The needs of assessment have driven education policies in most Western countries for decades. And there are huge vested interests in sticking with the industrialised model that has shaped everything that trickles down from standardised testing. But it tells us nothing about the kind of intelligences and competencies that our workplaces, society and communities need in a future-focussed, compassionate education system. For the moment, of course, literacy and numeracy matter, and we need to ensure that all our children have reached a level of proficiency in them. But how are children going to find their unique strengths, hone their entrepreneurial skills, and develop the oracy and presentational skills needed to thrive in a predominantly freelance/SME environment, when - as is the case in my local high school - they are all compelled to study triple-science in their exam years, and are allowed to study just one subject of their own choice?

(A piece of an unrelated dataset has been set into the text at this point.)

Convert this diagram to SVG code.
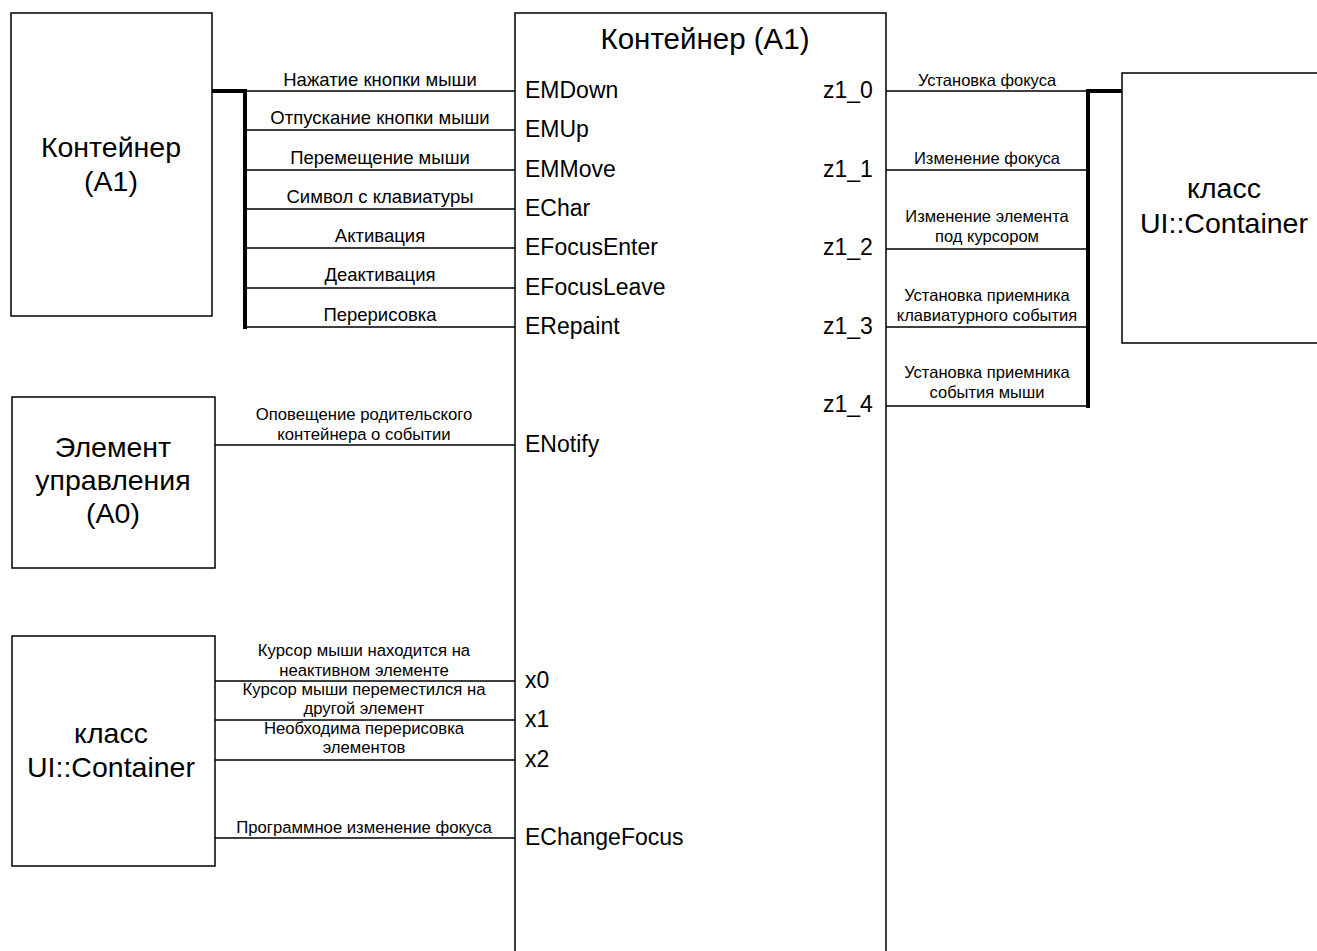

So, the real discussion to be had is not whether one teaching approach is better than others in raising test scores, but in determining what better yardsticks can we imagine to help our kids be future-ready?

This is too important to be left to politicians: we need an alliance of parents, business leaders and educators to shape a new narrative for education, and find new ways of measuring what really matters. If we don't, we will consign generations of kids to a future they find themselves ill-equipped for - fishes continually being made to climb trees.

"The more any quantitative social indicator is used for social decision-making, the more subject it will be to corruption pressures and the more apt it will be to distort and corrupt the social processes it is intended to monitor."